Pertti Vanhanen Global Head of Property at Aberdeen Asset Management

‘We are seeing more private money being invested for the long term, it is an important and growing trend and a significant opportunity for the property industry,’ said Pertti Vanhanen, global head of property at Aberdeen Asset Management. ‘The shift from pension funds to private money is not happening overnight but it is long-term. These are serious investors who are raising money to invest with a ten-year horizon.’

Private investors and family offices are looking for places to invest their money and, given equities’ volatility and bonds’ flat or negative returns, are becoming increasingly interested in the property sector.

The UK, as is often the case, is leading the trend, as it remains one of the most transparent and easy to enter markets in the world. This was noticeable in the different reactions to the shock referendum result. ‘In the UK many institutions are sitting on their hands waiting for clarity, but any gap that might have emerged after Brexit has been filled very quickly by private money,’ said Will Rowson, Partner at Hodes Weill & Associates.

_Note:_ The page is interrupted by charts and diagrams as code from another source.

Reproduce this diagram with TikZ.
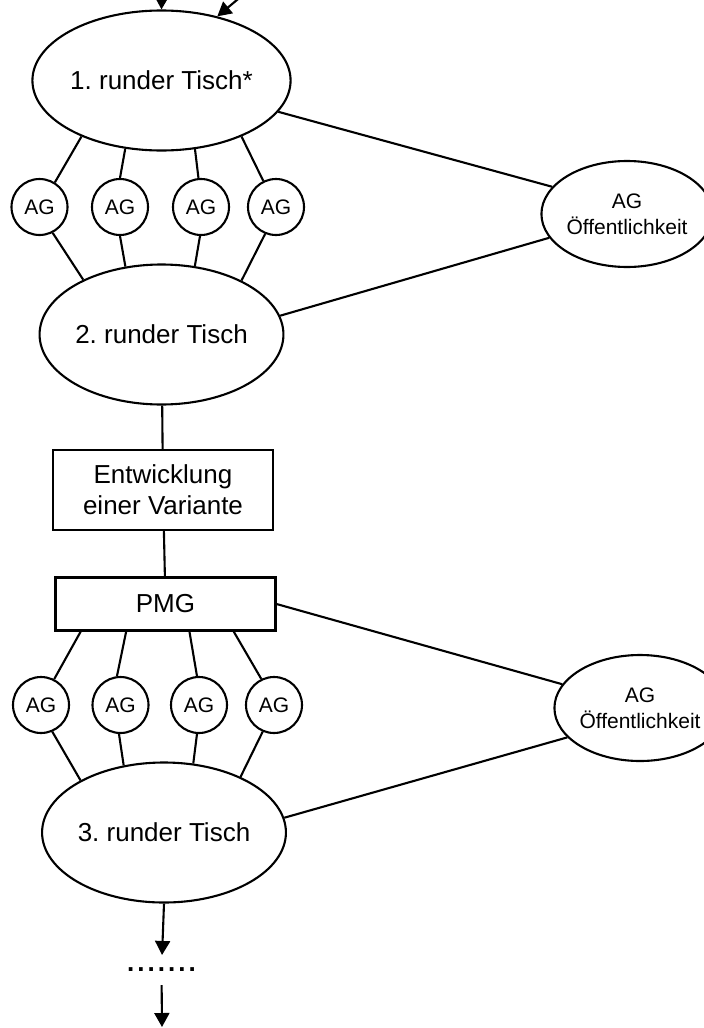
\documentclass[tikz,border=0pt]{standalone}
\usepackage{fontspec}
\setmainfont{Liberation Sans}
\usetikzlibrary{shapes.geometric,arrows.meta,positioning}
\frenchspacing

\begin{document}
\begin{tikzpicture}[x=1pt,y=-1pt,line width=2.1pt,on grid]
 \tikzstyle{tisch}=[draw,ellipse,inner sep=0pt,minimum width=207pt,minimum height=140pt,font=\fontsize{26}{31}\selectfont]
 \tikzstyle{ag}=[draw,circle,inner sep=0pt,minimum size=56pt,font=\fontsize{21}{25}\selectfont]
 \tikzstyle{oeff}=[draw,ellipse,inner sep=0pt,minimum width=155pt,minimum height=106pt,align=center,font=\fontsize{21}{26}\selectfont]
 \tikzstyle{kasten}=[draw,rectangle,inner sep=0pt,minimum width=220pt,align=center,font=\fontsize{26}{31}\selectfont]
 \tikzstyle{pfeil}=[-{Triangle[length=14pt,width=15pt]}]

\useasboundingbox (0,0) rectangle (704,1028);

\node[tisch] (t1) at (161.5,80.5) {1. runder Tisch*};
\node[ag] (a11) at (39.5,207) {AG};
\node[ag] (a12) [right=80.5pt of a11] {AG};
\node[ag] (a13) [right=81pt of a12] {AG};
\node[ag] (a14) [right=75pt of a13] {AG};
\node[oeff] (o1) at (627,214) {AG\\Öffentlichkeit};
\node[tisch] (t2) [below=254pt of t1] {2. runder Tisch};

\node[kasten,minimum height=80pt] (ent) at (163,490) {Entwicklung\\einer Variante};
\node[kasten,minimum height=53pt] (pmg) at (165.5,604) {PMG};

\node[ag] (a21) at (41,705) {AG};
\node[ag] (a22) [right=79.5pt of a21] {AG};
\node[ag] (a23) [right=78.5pt of a22] {AG};
\node[ag] (a24) [right=75pt of a23] {AG};
\node[oeff] (o2) at (640,708) {AG\\Öffentlichkeit};
\node[tisch] (t3) at (164,832.5) {3. runder Tisch};
\node[inner sep=0pt,minimum height=28pt,font=\fontsize{26}{31}\selectfont\bfseries] (punkte) at (161.5,970) {.\kern3pt.\kern3pt.\kern3pt.\kern3pt.\kern3pt.\kern3pt.};

\coordinate (ein1) at (162,-20);
\coordinate (ein2) at (261,-20);
\coordinate (aus) at (162,1027);

% Zugaenge oben
\path[pfeil] (ein1) edge (t1.north);
\path[pfeil] (ein2) edge (t1.49);

% 1. runder Tisch - AGs - 2. runder Tisch
\path (t1.215) edge (a11.58);
\path (t1.242) edge (a12.90);
\path (t1.296) edge (a13.95);
\path (t1.325) edge (a14.116);
\path (a11.297) edge (t2.145);
\path (a12.270) edge (t2.118);
\path (a13.268) edge (t2.64);
\path (a14.248) edge (t2.34);
\path (t1.345) edge (o1.160);
\path (o1.197) edge (t2.9);

\path (t2) edge (ent);
\path (ent) edge (pmg);

% PMG - AGs - 3. runder Tisch
\path (pmg.198) edge (a21.63);
\path (pmg.215) edge (a22.97);
\path (pmg.311) edge (a23.94);
\path (pmg.338) edge (a24.116);
\path (a21.293) edge (t3.148);
\path (a22.267) edge (t3.121);
\path (a23.266) edge (t3.67);
\path (a24.247) edge (t3.36);
\path (pmg.east) edge (o2.163);
\path (o2.202) edge (t3.7);

% weiter
\path[pfeil] (t3.south) edge (punkte);
\path[pfeil] (punkte) edge (aus);

\end{tikzpicture}
\end{document}
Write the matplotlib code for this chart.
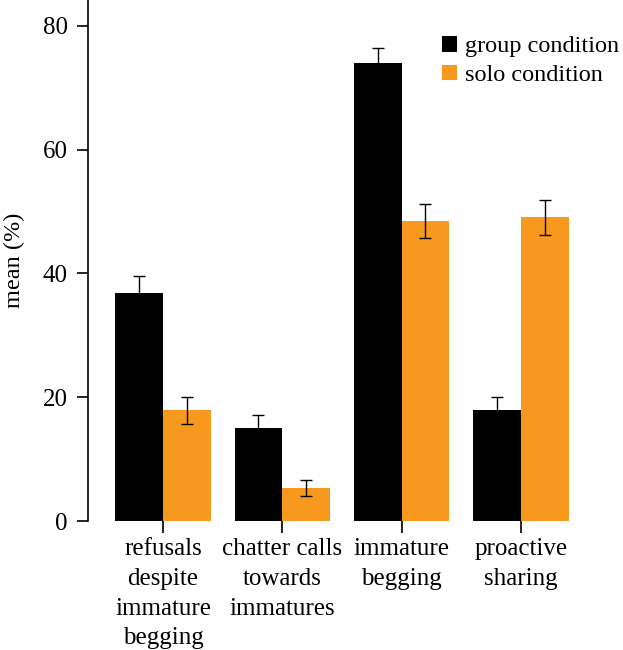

‘We are seeing a lot of family office money rather than institutional money flowing into the UK market, especially from countries in Asia like Thailand and Singapore but also from the Middle East,’ said Richard Divall, head of cross-border capital markets, EMEA at Colliers International. ‘They look at London and see cheaper prices, a currency advantage, good quality assets and a great deal. The opportunistic money from the US is looking more at continental Europe now, with Italy a particular focus.’

Capital flows will stay in flux for some time, given geopolitical uncertainty, the full Brexit effect still to be felt and the big question mark of the US presidential elections in November. ‘At this mature stage of the cycle, investors are more concerned with geopolitical risk,’ said Divall.

Investors’ strategies are different depending on their type, strategy and time horizon. While some institutions are choosing to take money out at this stage, many more private investors and family offices are making sure there is still a lot of money going into the property sector.

‘There are more inflows than outflows but a lot of activity both ways and a positive outlook for real estate,’ said Vanhanen. ‘‘We need to tailor our offering to these new private investors. For example, it is likely there will be more demand for closed end funds.’